Policy implications are thus summarized.

Firstly, we cannot stop the rapid economic growth in China, but we can take it as an important opportunity for cutting electricity demand in the industrial sector. Different from Japan, electricity consumption of the Chinese non-metallic mineral products industry, which is mainly driven by the economic growth, has the highest coefficient to sectoral electricity demand. Generally, the electricity consumption would be extensive during the current development stage. It implies that comparing to industries in other developed countries such as Japan, the Chinese non-metallic mineral products industry has a larger potential to cut the electricity consumption as well as the related carbon dioxide emissions. Policy-makers in China should realize and seize the opportunity to reduce more electricity consumption during the rapid economic development process.

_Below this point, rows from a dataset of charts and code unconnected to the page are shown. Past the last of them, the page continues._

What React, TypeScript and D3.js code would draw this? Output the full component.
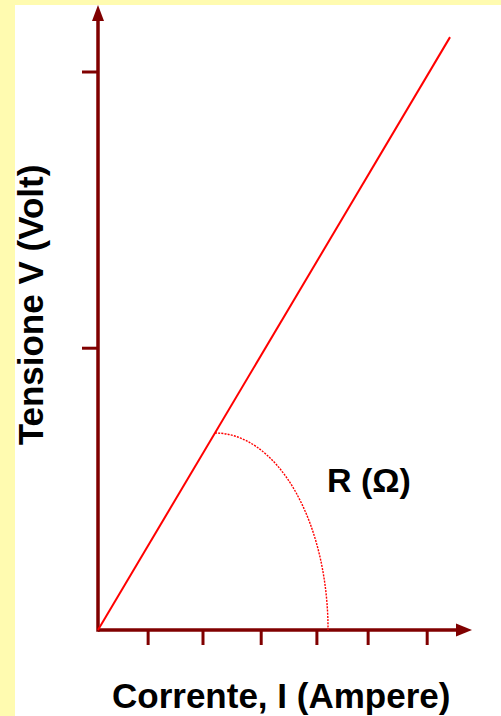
import React from "react";
import * as d3 from "d3";

// Ohm's law sketch: V = R · I
const current = [0, 6.32];          // I (ampere), ends of the drawn line
const voltage = [0, 2.125];         // V (volt)
const xTicks = [0.9, 1.885, 2.93, 3.93, 4.85, 5.91];
const yTicks = [1.01, 2.0];
const arcStartCurrent = 2.1;        // the arc leaves the V-I line here
const arcEndCurrent = 4.13;         // and lands on the I axis here
const xLabel = "Corrente, I (Ampere)";
const yLabel = "Tensione V (Volt)";
const arcLabel = "R (Ω)";

const W = 501;
const H = 716;
const origin = { x: 98, y: 630 };
const axisColor = "#800000";
const lineColor = "#ff0000";
const bg = "#fffbb0";
const font = "'Liberation Sans', Arial, Helvetica, sans-serif";

export default function App() {
  const x = d3.scaleLinear().domain([0, 1]).range([origin.x, origin.x + 55.7]);
  const y = d3.scaleLinear().domain([0, 1]).range([origin.y, origin.y - 279]);

  const pts: [number, number][] = current.map((c, i) => [c, voltage[i]]);
  const line = d3
    .line<[number, number]>()
    .x((d) => x(d[0]))
    .y((d) => y(d[1]));

  // voltage on the V-I line at the arc's starting current
  const vAt = d3.scaleLinear().domain(current).range(voltage);
  const ax0 = x(arcStartCurrent);
  const ay0 = y(vAt(arcStartCurrent));
  const ax1 = x(arcEndCurrent);
  const ay1 = y(0);
  // quarter ellipse from the line down to the current axis
  const rx = ax1 - ax0;
  const ry = ay1 - ay0;
  const arcD = `M${ax0},${ay0} A${rx},${ry} 0 0 1 ${ax1},${ay1}`;

  const xAxisEnd = 472;
  const yAxisEnd = 5;

  return (
    <svg
      width={W}
      height={H}
      style={{ position: "fixed", left: 0, top: 0, display: "block" }}
    >
      <rect x={0} y={0} width={W} height={H} fill={bg} />
      <rect x={15} y={5} width={W - 15} height={H - 5} fill="#ffffff" />

      {/* axes */}
      <line
        x1={origin.x}
        y1={origin.y}
        x2={xAxisEnd - 14}
        y2={origin.y}
        stroke={axisColor}
        strokeWidth={3.5}
      />
      <path
        d={`M${xAxisEnd},${origin.y} L${xAxisEnd - 16},${origin.y - 6.5} L${xAxisEnd - 16},${origin.y + 6.5} Z`}
        fill={axisColor}
      />
      <line
        x1={origin.x}
        y1={origin.y + 1.75}
        x2={origin.x}
        y2={yAxisEnd + 14}
        stroke={axisColor}
        strokeWidth={3.5}
      />
      <path
        d={`M${origin.x},${yAxisEnd} L${origin.x - 6},${yAxisEnd + 16} L${origin.x + 6},${yAxisEnd + 16} Z`}
        fill={axisColor}
      />

      {xTicks.map((t, i) => (
        <line
          key={`xt${i}`}
          x1={x(t)}
          x2={x(t)}
          y1={origin.y}
          y2={origin.y + 15}
          stroke={axisColor}
          strokeWidth={3}
        />
      ))}
      {yTicks.map((t, i) => (
        <line
          key={`yt${i}`}
          x1={origin.x - 16}
          x2={origin.x}
          y1={y(t)}
          y2={y(t)}
          stroke={axisColor}
          strokeWidth={3}
        />
      ))}

      {/* V-I line */}
      <path d={line(pts) || ""} fill="none" stroke={lineColor} strokeWidth={2} />

      {/* resistance arc */}
      <path
        d={arcD}
        fill="none"
        stroke={lineColor}
        strokeWidth={1.4}
        strokeDasharray="2 1.2"
      />

      <text
        x={327}
        y={492}
        fontFamily={font}
        fontWeight="bold"
        fontSize={34}
        fill="#000"
      >
        {arcLabel}
      </text>

      <text
        x={112}
        y={708}
        fontFamily={font}
        fontWeight="bold"
        fontSize={35}
        fill="#000"
      >
        {xLabel}
      </text>

      <text
        transform={`translate(43,305) rotate(-90)`}
        textAnchor="middle"
        fontFamily={font}
        fontWeight="bold"
        fontSize={35}
        fill="#000"
      >
        {yLabel}
      </text>
    </svg>
  );
}
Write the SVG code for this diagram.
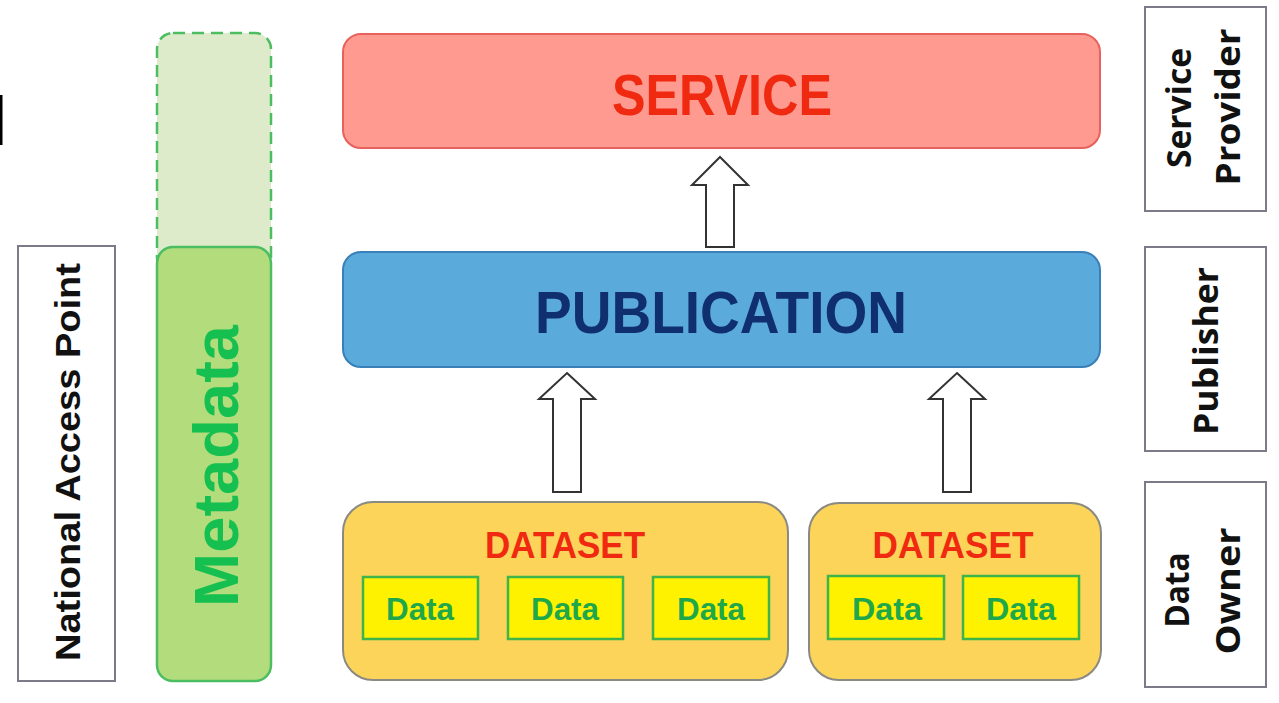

Secondly, the Chinese government should further promote the electricity price reform. The price of electricity has the highest influence coefficient to the reduction of electricity demand in the Chinese non-metallic mineral product industry, followed by the per capita productivity and technological progress. In comparison with other countries, electricity price in China is still relatively low [89], implying that there would be large space for encouraging electricity conservation in China’s industrial sector. The price of electricity in China has been controlled and suppressed by the government for a long time by subsidizing the consumption of fossil fuels, especially coal. On 1 January 2013, the Chinese government abolished the dual-track system of coal pricing (market price and contract price) and realized the complete marketization of coal. However, the price of electricity is still regulated by the government for the consideration of economic growth and social stability. Gradually eliminating subsidies to fossil fuels is helpful to reflect the true cost of energy as well as to reduce wasteful consumption.